The way is not always clear. In fact we’ve found that it looks different for nearly every client with which we work. And that is the bedrock of innovation – discerning what is called for in this instance – asking not what you’ve done before or what others are doing, but what this situation, right now, is calling for. And then doing it.

Here are four ways we’ve pushed our design process beyond the original, and traditional, model we adopted when we were just starting out. (Keep in mind that our work typically involves designing for end-users very far afield, both geographically and culturally.) Perhaps our readers are already building on these methods in their own practice?

1. Design mind-meld – Think of creative ways to integrate your expertise into the world of your clients.

Instead of doing your own independent research and preparing a report or delivering a prototype, insert a designer into your client’s team for an extended foray. By including a mind steeped in design thinking into their efforts to develop and implement a product, your client will be able to leverage the power of design much more broadly and deeply than they would have through a typical consulting agreement.

2. Extreme co-creation – Integrate the voice of the users into the products you design.

Co-creation has become a conventional talking point among design and innovation firms – as any quick search on the subject will show. If you can find these articles on co-creation in The Harvard Business Review, Forbes and Businessweek you know it’s mainstream. But instead of paying it lip-service, ask, how seriously involved can we get our end-users in the development of our product? Can we take prototypes to the field in order for them to provide feedback? Better yet, can we modify those prototypes in real-time based on their responses? Even better than that, can we create and modify prototypes in concert with our end-users there in the local context? Can we include them in our concept generation as active, not just passive, participants? Can they be a key component of our iterative design->test->design->test cycle?

3. Design destabilization – Consider how to challenge the assumptions that underpin design directions.

Sometimes the best way of serving a client is not to do what they request, but to instead ask them hard questions and suggest possible options that aren’t necessarily in keeping with their original direction. Such questions or suggestions can dramatically change the course of a project or even lead to it being cancelled altogether (clearly not your desire).

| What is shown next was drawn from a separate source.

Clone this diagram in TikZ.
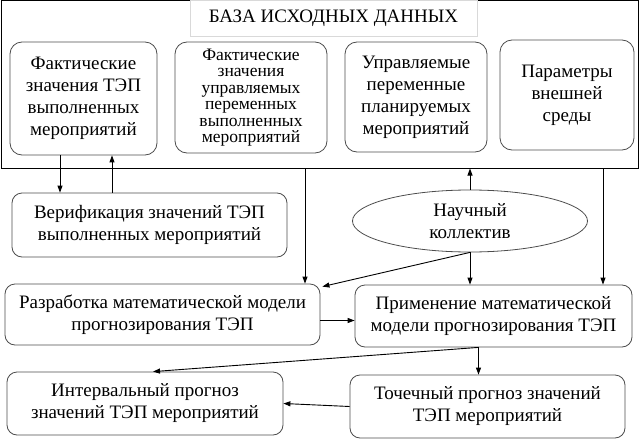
\documentclass[tikz,border=0pt]{standalone}
\usepackage{fontspec}
\setmainfont{Liberation Serif}
\usetikzlibrary{arrows.meta,shapes.geometric}
\tikzset{
  box/.style={draw=black!70, line width=0.8pt, rounded corners=12pt, align=center, inner sep=2pt},
  lbox/.style={draw=black!70, line width=0.8pt, rounded corners=10pt, align=center, inner sep=2pt},
  frame/.style={draw=black, line width=1pt, inner sep=0pt},
  ttl/.style={draw=black!15, line width=0.8pt, inner sep=0pt},
  oval/.style={ellipse, draw=black!70, line width=0.8pt, align=center, inner sep=0pt},
  arr/.style={draw=black, line width=0.9pt, -{Triangle[length=7pt,width=5pt]}},
  ln/.style={draw=black, line width=0.9pt},
  txt/.style={font=\fontsize{19}{22}\selectfont}
}
\begin{document}
\begin{tikzpicture}[x=1pt,y=-1pt]
\useasboundingbox (0,0) rectangle (641,442);
\node[frame, minimum width=637pt, minimum height=168pt] (base) at (319.5,84) {};
\node[ttl, minimum width=287pt, minimum height=36pt, txt] (title) at (333.5,18) {БАЗА ИСХОДНЫХ ДАННЫХ};
\node[box, txt, minimum width=147pt, minimum height=113pt] (b1) at (83.5,98.5) {Фактические\\значения ТЭП\\выполненных\\мероприятий};
\node[box, font=\fontsize{17.5}{16.5}\selectfont, minimum width=152pt, minimum height=111pt] (b2) at (251,97.5) {Фактические\\значения\\управляемых\\переменных\\выполненных\\мероприятий};
\node[box, txt, minimum width=142pt, minimum height=110pt] (b3) at (416,97) {Управляемые\\переменные\\планируемых\\мероприятий};
\node[box, txt, minimum width=134pt, minimum height=110pt] (b4) at (567,95) {Параметры\\внешней\\среды};
\node[lbox, txt, minimum width=275pt, minimum height=64pt] (verif) at (149.5,225) {Верификация значений ТЭП\\выполненных мероприятий};
\node[oval, txt, minimum width=235pt, minimum height=62pt] (team) at (470,221) {Научный\\коллектив};
\node[lbox, txt, minimum width=315pt, minimum height=61pt] (razr) at (162.5,314.5) {Разработка математической модели\\прогнозирования ТЭП};
\node[lbox, txt, minimum width=277pt, minimum height=62pt] (prim) at (493.5,316) {Применение математической\\модели прогнозирования ТЭП};
\node[lbox, txt, minimum width=276pt, minimum height=63pt] (intv) at (145,403.5) {Интервальный прогноз\\значений ТЭП мероприятий};
\node[lbox, txt, minimum width=275pt, minimum height=63pt] (toch) at (487.5,406.5) {Точечный прогноз значений\\ТЭП мероприятий};
\coordinate (cL) at (305,0);
\coordinate (cR) at (603,0);
% connectors
\draw[arr] ([xshift=-23.5pt]b1.south) -- ([xshift=-23.5pt]b1.south |- verif.north);
\draw[arr] ([xshift=28.5pt]b1.south |- verif.north) -- ([xshift=28.5pt]b1.south);
\draw[arr] (base.south -| cL) -- (razr.north -| cL);
\draw[arr] (team.north) -- (team.north |- base.south);
\draw[arr] (base.south -| cR) -- (prim.north -| cR);
\draw[arr] (team.south) -- (prim.north -| team.south);
\draw[arr] (team.south) -- ([xshift=2pt,yshift=-3pt]razr.north east);
\draw[arr] ([yshift=-6pt]razr.east) -- ([yshift=-6pt]razr.east -| prim.west);
\draw[arr] ([xshift=-15pt]prim.south) -- ([xshift=-15pt]prim.south |- toch.north);
\draw[arr] ([xshift=-15pt]prim.south) -- ([xshift=8pt]intv.north);
\draw[arr] (toch.west) -- (intv.east);
\end{tikzpicture}
\end{document}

This can be intimidating, and should not be done lightly or without serious thought, but it is central to the integrity of your designs and for looking out for your clients’ best interests.

4. User-originate design – Ask how to turn the whole process on its head; instead of user-centered design, how about user-originated design?

image via imusa.org

Here I am borrowing a phrase from Ralf Hotchkiss at Whirlwind Wheelchairs, where they are looking not to designers but to the users themselves for the inspiration behind their designs. This is stepping even beyond co-creation and is asking, “What if, instead of designing a wheelchair for disabled people, you instead taught them to design wheelchairs themselves and then supported them in doing so?” Can we remove our designers from the process altogether and let the users design their own products? Could they, perhaps, come up with better, more finely tuned, more considerate designs? This is a question Whirlwind is asking and, to me, is what innovation in design is all about.